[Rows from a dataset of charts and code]
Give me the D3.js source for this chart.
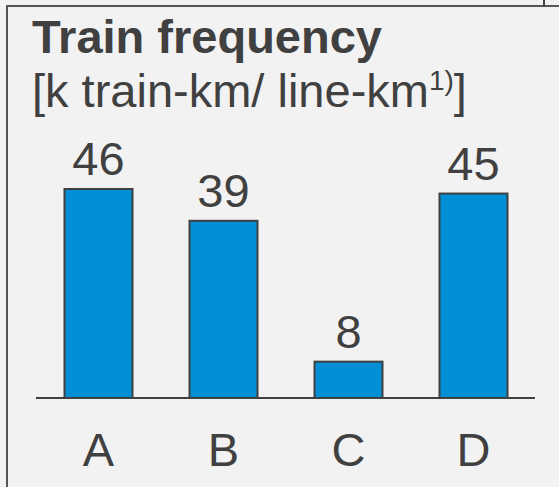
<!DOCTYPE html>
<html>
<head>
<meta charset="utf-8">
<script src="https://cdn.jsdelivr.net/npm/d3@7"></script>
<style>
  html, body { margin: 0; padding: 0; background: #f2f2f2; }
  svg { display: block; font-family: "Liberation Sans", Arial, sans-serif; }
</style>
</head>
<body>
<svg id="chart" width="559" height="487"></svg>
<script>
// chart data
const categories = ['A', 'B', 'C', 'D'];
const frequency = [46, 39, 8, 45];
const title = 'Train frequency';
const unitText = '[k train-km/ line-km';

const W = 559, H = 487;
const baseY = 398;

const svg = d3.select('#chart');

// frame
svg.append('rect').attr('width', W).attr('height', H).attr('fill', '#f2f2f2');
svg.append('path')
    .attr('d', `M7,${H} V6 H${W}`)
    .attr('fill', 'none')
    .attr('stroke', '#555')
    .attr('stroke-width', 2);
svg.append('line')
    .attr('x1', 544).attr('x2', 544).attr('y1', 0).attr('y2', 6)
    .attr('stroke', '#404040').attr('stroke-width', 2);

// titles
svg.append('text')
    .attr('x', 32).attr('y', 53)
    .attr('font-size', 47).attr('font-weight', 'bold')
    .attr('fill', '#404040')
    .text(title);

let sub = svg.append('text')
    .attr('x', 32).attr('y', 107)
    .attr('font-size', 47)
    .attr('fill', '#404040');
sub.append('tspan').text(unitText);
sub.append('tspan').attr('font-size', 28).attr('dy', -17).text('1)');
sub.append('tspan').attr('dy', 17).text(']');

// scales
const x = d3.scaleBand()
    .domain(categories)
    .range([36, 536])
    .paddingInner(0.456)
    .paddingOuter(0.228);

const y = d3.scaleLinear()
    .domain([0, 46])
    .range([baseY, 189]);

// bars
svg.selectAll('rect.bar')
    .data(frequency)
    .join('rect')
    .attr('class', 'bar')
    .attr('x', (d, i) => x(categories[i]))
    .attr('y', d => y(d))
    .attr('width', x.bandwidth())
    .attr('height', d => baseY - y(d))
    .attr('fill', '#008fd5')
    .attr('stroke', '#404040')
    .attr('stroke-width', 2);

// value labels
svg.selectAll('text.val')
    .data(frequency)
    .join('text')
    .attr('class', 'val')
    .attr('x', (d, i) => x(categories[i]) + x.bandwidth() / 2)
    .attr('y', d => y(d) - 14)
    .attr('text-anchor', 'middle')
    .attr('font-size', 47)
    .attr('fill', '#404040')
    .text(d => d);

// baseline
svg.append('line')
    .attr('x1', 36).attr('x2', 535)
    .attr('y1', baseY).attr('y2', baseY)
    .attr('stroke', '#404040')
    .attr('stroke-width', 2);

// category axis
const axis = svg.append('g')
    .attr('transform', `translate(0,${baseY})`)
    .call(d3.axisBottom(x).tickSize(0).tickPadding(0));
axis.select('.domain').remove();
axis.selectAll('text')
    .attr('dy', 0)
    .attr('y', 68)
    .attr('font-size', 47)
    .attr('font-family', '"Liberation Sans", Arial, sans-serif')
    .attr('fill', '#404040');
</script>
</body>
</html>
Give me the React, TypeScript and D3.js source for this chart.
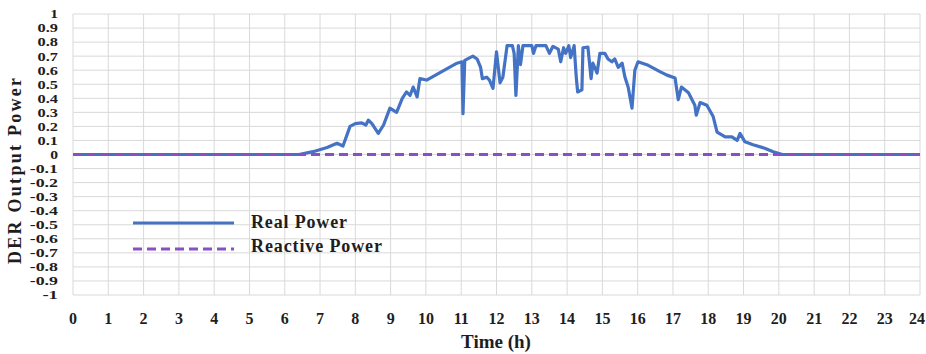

▸ **Task details**
Restate word for word every line from the top of the entries above to the line with "const svg = d3.select('#chart');", inclusive, and skip any pictures.

▸ **Result for this exercise**
Give me the D3.js source for this chart.
<!DOCTYPE html>
<html>
<head>
<meta charset="utf-8">
<script src="https://cdn.jsdelivr.net/npm/d3@7"></script>
<style>
  html, body { margin: 0; padding: 0; background: #f2f2f2; }
  svg { display: block; font-family: "Liberation Sans", Arial, sans-serif; }
</style>
</head>
<body>
<svg id="chart" width="559" height="487"></svg>
<script>
// chart data
const categories = ['A', 'B', 'C', 'D'];
const frequency = [46, 39, 8, 45];
const title = 'Train frequency';
const unitText = '[k train-km/ line-km';

const W = 559, H = 487;
const baseY = 398;

const svg = d3.select('#chart');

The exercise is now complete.